Rubb Building Systems has designed, manufactured and constructed a new port storage structure at Belfast Harbour.
This is the fourth steel framed fabric clad building the company has delivered to the harbour, which is Northern Ireland’s principal maritime gateway and logistics hub. Around 70% of Northern Ireland’s and 20% of the entire island’s seabourne trade is handled at the harbour each year.
Rubb harbour structures provide large, clearspan internal spaces that are illuminated by natural light through Rubb’s translucent roofing system. This allows a brighter, safer, more efficient working environment than conventional warehouse structures. Rubb relocatable buildings offer flexible storage warehouse solutions as they can be easily and quickly reconfigured/relocated to suit the changing requirements of a busy port.
Rubb worked with main contractor McMillan Construction to install the 32.5m wide x 76.5m long port structure at Belfast Harbour. The building features 6.75m high sidewalls, with outside tapered column legs, which ensure all internal walls have a straight vertical face. This helps to maximize the internal space.
The facility sits on a 1m high concrete wall and has an internal apex height of 13.5m from internal floor level. It provides 25,340m³ of clear storage space.
A 6m x 6m roller shutter door was installed in one sidewall of the building. Personnel can access the building via three pedestrian doors. The facility was constructed in less than three months and will be used for the storage of steel and other materials.

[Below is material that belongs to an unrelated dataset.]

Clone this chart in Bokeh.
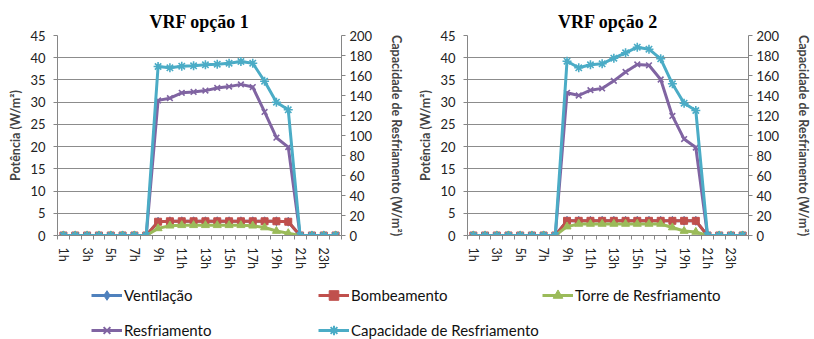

The hot dip galvanized steel frame and high tenacity PVC covering membrane require very little maintenance. Rubb port buildings are designed to withstand difficult environmental and corrosive conditions. The durable PVC membrane cladding on Rubb port warehousing structures will not corrode in a marine environment. Rubb fabric structures can be custom designed to support a variety of bulk handling methods.